Despite opposition from his own party, Moreno gains support from other officials and civic organizations

Sep 11, 2017 | 0 comments

Although the leadership of Aliazna País (AP) publicly opposes many of his policies, President Lenin Moreno continues to build an impressive base of public support in Ecuador.

President Lenin Moreno picks up new support.

On Saturday, large crowds gathered outside the presidential palace in Quito, awaiting Moreno’s appearance for the traditional changing of the guard ceremony. Many hoisted banners of support, “Lenin, we are with you,” being the most common.

With polls showing Moreno’s popularity as high as 85%, some members of AP say it’s time for party leaders, many of whom claim that Moreno has abandoned the principles and programs of former president Rafael Correa, to end their attacks. “We need to recognize that times and circumstances have changed and Lenin reflects those changes,” says Pichincha Province prefect Gustavo Baroja. “It is true that President Correa achieved great works for the country and that he was a great leader, but we cannot live in the past.”

Baroja has a message for the “Correistas”, including Vice President Jorge Glas, who have called Moreno a “traitor” to the legacy of  Correa. “Either you join the new wave of AP, or get out,” he wrote in a letter last week. “We need a vision for 10, 20 and 30 years in the future, not toward an old ideology.”

As attacks from AP leadership on Moreno have intensified in recent weeks, some of the founders of AP, are coming to the president’s defense. “Alianza País was born to fight centralized power, to exercise a model of horizontal leadership and to give voice to the citizenship,” says William Murillo, former AP secretary for migrant affairs. “We need to support the president in restoring AP’s original principles.”

Murillo and a dozen other founders and former leaders of AP plan to meet this week in Quito to plan strategies to support Moreno.

The Unified Federation of Peasant and Popular Organizations of Southern Ecuador, which supported Correa during his presidency, is one of a number of civic and political organizations coming to Moreno’s support. “We don’t understand why some in AP oppose Lenin,” says federation president José Cumbicus. “He is continuing the work for the poor of Ecuador and he is putting the corrupt in jail.”

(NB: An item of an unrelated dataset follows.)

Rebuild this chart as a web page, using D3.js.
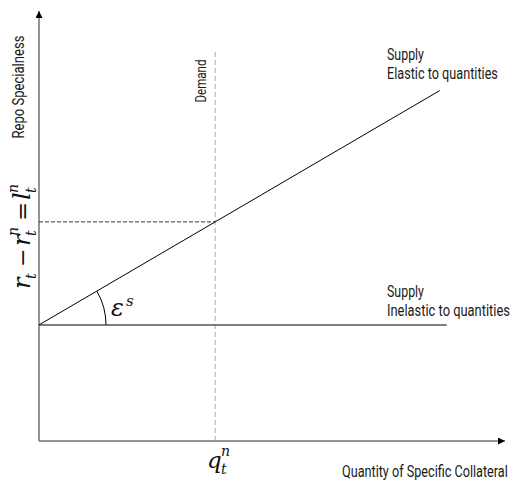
<!DOCTYPE html>
<html>
<head>
<meta charset="utf-8">
<script src="https://cdn.jsdelivr.net/npm/d3@7"></script>
<style>
  body { margin: 0; background: #fff; }
  .lbl { font-family: "Liberation Sans Narrow", "Roboto", "DejaVu Sans", sans-serif; fill: #1a1a1a; }
  .math { font-family: "DejaVu Serif", "Liberation Serif", serif; font-style: italic; fill: #111; }
</style>
</head>
<body>
<div id="chart"></div>
<script>
// Oferta y demanda de colateral especifico (diagrama)

// Datos
var xDomain = [0, 100];
var yDomain = [0, 100];
var elasticQ = [0, 86];        // Supply elastic
var elasticS = [27, 81.5];
var inelasticQ = [0, 87.5];    // Supply inelastic
var inelasticS = [27, 27];
var demandQ = 37.8;            // Demand vertical
var demandTop = 90.7;

var width = 514;
var height = 481;

var svg = d3.select("#chart")
  .append("svg")
  .attr("width", width)
  .attr("height", height);

var xScale = d3.scaleLinear().domain(xDomain).range([39, 505]);
var yScale = d3.scaleLinear().domain(yDomain).range([441, 11]);

// flechas
var defs = svg.append("defs");
defs.append("marker")
  .attr("id", "arrow")
  .attr("viewBox", "0 0 10 10")
  .attr("refX", 10)
  .attr("refY", 5)
  .attr("markerWidth", 7)
  .attr("markerHeight", 7)
  .attr("markerUnits", "userSpaceOnUse")
  .attr("orient", "auto")
  .append("path")
  .attr("d", "M0,0 L10,5 L0,10 Z")
  .attr("fill", "#000");

// ejes
svg.append("line")
  .attr("x1", xScale(0)).attr("y1", yScale(0))
  .attr("x2", xScale(0)).attr("y2", yScale(yDomain[1]))
  .attr("stroke", "#707070").attr("stroke-width", 1.5)
  .attr("marker-end", "url(#arrow)");
svg.append("line")
  .attr("x1", xScale(0)).attr("y1", yScale(0))
  .attr("x2", xScale(xDomain[1])).attr("y2", yScale(0))
  .attr("stroke", "#707070").attr("stroke-width", 1.5)
  .attr("marker-end", "url(#arrow)");

var line = d3.line()
  .x(function(d) { return xScale(d[0]); })
  .y(function(d) { return yScale(d[1]); });

// demanda
svg.append("path")
  .attr("d", line([[demandQ, 0], [demandQ, demandTop]]))
  .attr("stroke", "#aaa").attr("stroke-width", 1)
  .attr("stroke-dasharray", "5,3").attr("fill", "none");

// nivel en la interseccion
var sAtDemand = elasticS[0] + (elasticS[1] - elasticS[0]) * (demandQ - elasticQ[0]) / (elasticQ[1] - elasticQ[0]);
svg.append("path")
  .attr("d", line([[0, sAtDemand], [demandQ, sAtDemand]]))
  .attr("stroke", "#333").attr("stroke-width", 1)
  .attr("stroke-dasharray", "4,2").attr("fill", "none");

// oferta inelastica
svg.append("path")
  .attr("d", line(d3.zip(inelasticQ, inelasticS)))
  .attr("stroke", "#555").attr("stroke-width", 1.5).attr("fill", "none");

// oferta elastica
svg.append("path")
  .attr("d", line(d3.zip(elasticQ, elasticS)))
  .attr("stroke", "#000").attr("stroke-width", 1).attr("fill", "none");

// arco del angulo
var ox = xScale(elasticQ[0]), oy = yScale(elasticS[0]);
var ang = Math.atan2(oy - yScale(elasticS[1]), xScale(elasticQ[1]) - ox);
var arcPath = d3.path();
arcPath.arc(0, 0, 67, -ang, 0, false);
svg.append("path")
  .attr("transform", "translate(" + ox + "," + oy + ")")
  .attr("d", arcPath.toString())
  .attr("stroke", "#000").attr("stroke-width", 1).attr("fill", "none");

// etiquetas: se escala en horizontal para imitar la letra estrecha
function label(x, y, txt, len, size, rot) {
  var t = svg.append("text")
    .attr("class", "lbl")
    .attr("font-size", size)
    .text(txt);
  var natural = t.node().getComputedTextLength();
  var sx = len / natural;
  if (rot) {
    t.attr("x", -natural / 2)
      .attr("transform", "translate(" + x + "," + y + ")rotate(-90)scale(" + sx + ",1)");
  } else {
    t.attr("transform", "translate(" + x + "," + y + ")scale(" + sx + ",1)");
  }
  return t;
}

label(24, 87, "Repo Specialness", 103, 16, true);
label(206, 81, "Demand", 43, 15, true);
label(387, 60, "Supply", 37, 17);
label(387, 79, "Elastic to quantities", 111, 17);
label(387, 297, "Supply", 37, 17);
label(387, 316, "Inelastic to quantities", 123, 17);
label(342, 477, "Quantity of Specific Collateral", 166, 17);

// formula en el eje vertical
var fm = svg.append("g")
  .attr("class", "math")
  .attr("transform", "translate(30,289)rotate(-90)");
function piece(g, x, y, txt, size, italic) {
  g.append("text")
    .attr("x", x).attr("y", y)
    .attr("font-size", size)
    .style("font-style", italic === false ? "normal" : "italic")
    .text(txt);
}
piece(fm, 0, 0, "r", 24);
piece(fm, 10, 6, "t", 14);
piece(fm, 22, 0, "\u2212", 22, false);
piece(fm, 43, 0, "r", 24);
piece(fm, 53, 6, "t", 14);
piece(fm, 53, -12, "n", 14);
piece(fm, 68, 0, "=", 23, false);
piece(fm, 89, 0, "l", 24);
piece(fm, 96, 6, "t", 14);
piece(fm, 96, -12, "n", 14);

// q_t^n
var qg = svg.append("g").attr("class", "math").attr("transform", "translate(207,468)");
piece(qg, 0, 0, "q", 23);
piece(qg, 14, 6, "t", 14);
piece(qg, 14, -12, "n", 14);

// epsilon^s
var eg = svg.append("g").attr("class", "math").attr("transform", "translate(111,316)");
piece(eg, 0, 0, "\u03B5", 24);
piece(eg, 15, -10, "s", 15);
</script>
</body>
</html>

The Ecuador Center for the Promotion of Women is another group supporting Moreno. “The president supports the rights of women much more than Correa did,” says center president Lilia Rodríguez. “He understands the importance of stopping sexual violence and he is listening to our position. He is restoring the human rights not just for women, but for all Ecuadorians.”

Other groups, including those representing labor, teachers, the disabled and the retired, have also come forward to support Moreno.

“It is time that the leadership of AP join the people of Ecuador,” says Baroja. “If they don’t, they risk becoming irrelevant.”